16 V,A,G,ARIES – our (astrological) sign is ARIES.
18 N[r]ATIONAL – replace R for “river” with N for “name” in RATIONAL (“using logic”).
19 EL(FLOCK)S[e] – ah, well, this had me struggling. It’s a Shakespearean term for a “tangled mop (of hair)” indeed (of course I looked for an anagram at first).
24 A(MO)S – another book of the Bible. MO is “doctor” (along with DR, MD, MB).

10 comments on “Times 23643/tangled mop”

  1. I think in 23a the definition is the “!” at the end, which is otherwise redundant.
    Half-blues at both Oxford and Cambridge (and probably elsewhere) are given for the “lesser” sports, such as synchronised swimming and ultimate frisbee. I suspect that equestrian activities fall into that category. Wikipedia tells us that “In spite of claims by the Cambridge University Tiddlywinks Club, there is officially no such thing as a ‘quarter blue'”, which is disappointing.
    1. Yes, “Screamer” is defined in Chambers as “an exclamation mark (printing sl.) I didn’t time myself properly on this one, because my wife kept coming in and interrupting, but including down-time for that reason it was 12 mins, so I guess it was about 9 in reality. Jason J
    2. As a former tiddlywinks international (for England against Wales) and captain (aka Master of the Winks) of the Oxford team, I was a bit miffed that we weren’t awarded any kind of blue either, being thwarted by the then President of the Blues Committee, one Jeffrey Archer – a toad even in those days!
  2. Chasuble and its ecclesiastical associations have only stuck in my brain over the years because of Canon Chasuble in The Importance of Being Earnest.
  3. I don’t understand why RUCK should mean fight. Is this connected to some sport (boxing)?!
    1. RUCK is derive from ruckus (which is further derived from ruction). see ruck(3) in Chambers.
  4. I felt totally zonked after a disastrous RTC today, and got only a handful of clues at a first read-through, leading me to fear a disaster with this puzzle as well. But its configuration was very generous, allowing me to crack a good number of the remaining clues at a second go. Last to go in was SCREAMER, since I only vaguely recalled the “powdered milk” meaning of “creamer”, but I was reasonably happy that I’d got the right answer as I’ve seen similar clues before. A slow 12:29, but in the circumstances I don’t feel too disappointed!
  5. 13:02 for this in my post-holiday sweep. 11A is easiest to remember from the Rev./Ven./something similar Chasuble in The Importance of Being Earnest.
  6. Is Dominica a country ? I thought it was the island that the Dominican Republic was on.
  7. I did not know the printing jargon for SCREAMER=! but the word-play allowed its derivation and the ! was the only bit of the clue left for the literal.

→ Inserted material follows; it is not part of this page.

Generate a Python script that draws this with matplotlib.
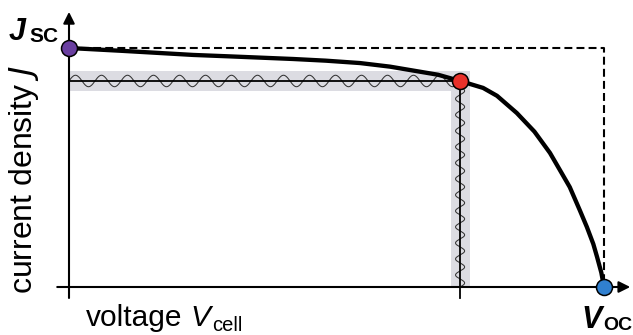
import numpy as np
import matplotlib
matplotlib.use("Agg")
import matplotlib.pyplot as plt

plt.rcParams['font.family'] = ['Liberation Sans', 'DejaVu Sans']

# J-V curve, normalised: V / Voc, J / Jsc
v_curve = [0, 0.1, 0.232, 0.3, 0.419, 0.48, 0.544, 0.6, 0.637, 0.69, 0.731,
           0.774, 0.8, 0.837, 0.87, 0.899, 0.92, 0.936, 0.955, 0.968, 0.98,
           0.987, 0.995, 1.0]
j_curve = [1.0, 0.988, 0.971, 0.965, 0.954, 0.947, 0.937, 0.922, 0.908, 0.888,
           0.862, 0.833, 0.8, 0.728, 0.65, 0.561, 0.48, 0.418, 0.32, 0.251,
           0.18, 0.126, 0.06, 0.0]

v_mpp, j_mpp = 0.731, 0.862
jsc, voc = 1.0, 1.0

W, H = 633, 335
fig = plt.figure(figsize=(W / 100, H / 100), dpi=100)
ax = fig.add_axes([0, 0, 1, 1])
ax.axis('off')
# pixel mapping: V=0 at x=69, V=1 at x=604 ; J=0 at y=287, J=1 at y=48
ax.set_xlim(-69 / 535, (W - 69) / 535)
ax.set_ylim((287 - H) / 239, 287 / 239)

band = '#dcdce2'
# fluctuation bands around the MPP
ax.fill_between([0, 0.75], j_mpp - 0.042, j_mpp + 0.042, color=band, lw=0, zorder=1)
ax.fill_between([v_mpp - 0.017, 0.75], 0, j_mpp + 0.04, color=band, lw=0, zorder=1)

# wiggles (decoration)
xs = np.linspace(0, 0.722, 600)
ax.plot(xs, j_mpp + 0.024 * np.sin(2 * np.pi * xs / 0.0486), color='#333333', lw=0.75, zorder=2)
ys = np.linspace(0, j_mpp - 0.02, 600)
ax.plot(v_mpp + 0.0085 * np.sin(2 * np.pi * ys / 0.067), ys, color='#333333', lw=0.75, zorder=2)

# MPP guide lines
ax.plot([0, v_mpp], [j_mpp, j_mpp], color='k', lw=1.3, zorder=3)
ax.plot([v_mpp, v_mpp], [-0.046, j_mpp], color='k', lw=1.3, zorder=3)

# Jsc x Voc rectangle
ax.plot([0, voc, voc], [jsc, jsc, 0], color='k', lw=1.5, ls='--', dashes=(3.8, 2.0), zorder=3)

# axes with arrows
arrow = dict(arrowstyle='-|>', color='k', lw=1.5, mutation_scale=17, shrinkA=0, shrinkB=0)
ax.annotate('', xy=(1.049, 0), xytext=(-0.022, 0), arrowprops=arrow, zorder=4)
ax.annotate('', xy=(0, 1.151), xytext=(0, -0.046), arrowprops=arrow, zorder=4)

# J-V curve
ax.plot(v_curve, j_curve, color='k', lw=3.1, solid_capstyle='round', zorder=5)

# characteristic points
ax.plot([0], [jsc], 'o', ms=11.5, mfc='#6a3fa0', mec='k', mew=1.1, zorder=6)
ax.plot([v_mpp], [j_mpp], 'o', ms=11.5, mfc='#e8302a', mec='k', mew=1.1, zorder=6)
ax.plot([voc], [0], 'o', ms=11.5, mfc='#3080d0', mec='k', mew=1.1, zorder=6)


def px(x, y):
    return x / W, 1 - y / H


# labels
fig.text(*px(9, 40), 'J', fontsize=22, fontweight='bold', fontstyle='italic', va='baseline')
fig.text(*px(29, 42), 'SC', fontsize=15, fontweight='bold', va='baseline')
fig.text(*px(581, 328), 'V', fontsize=22, fontweight='bold', fontstyle='italic', va='baseline')
fig.text(*px(603, 330), 'OC', fontsize=14, fontweight='bold', va='baseline')

fig.text(*px(86, 326), 'voltage', fontsize=21.5, va='baseline')
fig.text(*px(190, 326), 'V', fontsize=21.5, fontstyle='italic', va='baseline')
fig.text(*px(212, 331), 'cell', fontsize=14.5, va='baseline')

fig.text(*px(24, 179), 'current density $\\it{J}$', fontsize=23, rotation=90,
         ha='center', va='center')

fig.savefig('out.png', dpi=100)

    Seven little “easies” not in this blog including a query in the comments above:

    14a Look intently in small opening (4)
    PORE. As in pore over some documents.

    17a Plan finally to partition country found in old locker (7)

    22a In (furs fought)* violently – the result? (5,5)
    ROUGH STUFF. What you can get in the first half of 15d.

    26a (Hellenic)* woven cloth (8)
    CHENILLE. A bumpy soft fabric not necessarily from Greece.

    3d Deleriously (happy)* person offering coins for a ring here (3-5)

    15d Fight and plunder carrier (8)
    RUCK SACK. The anon contributor above does not appear to have any knowledge of Rugby Union? A RUCK is not exactly a fight but fighting in it is only disallowed if the Referee spots it.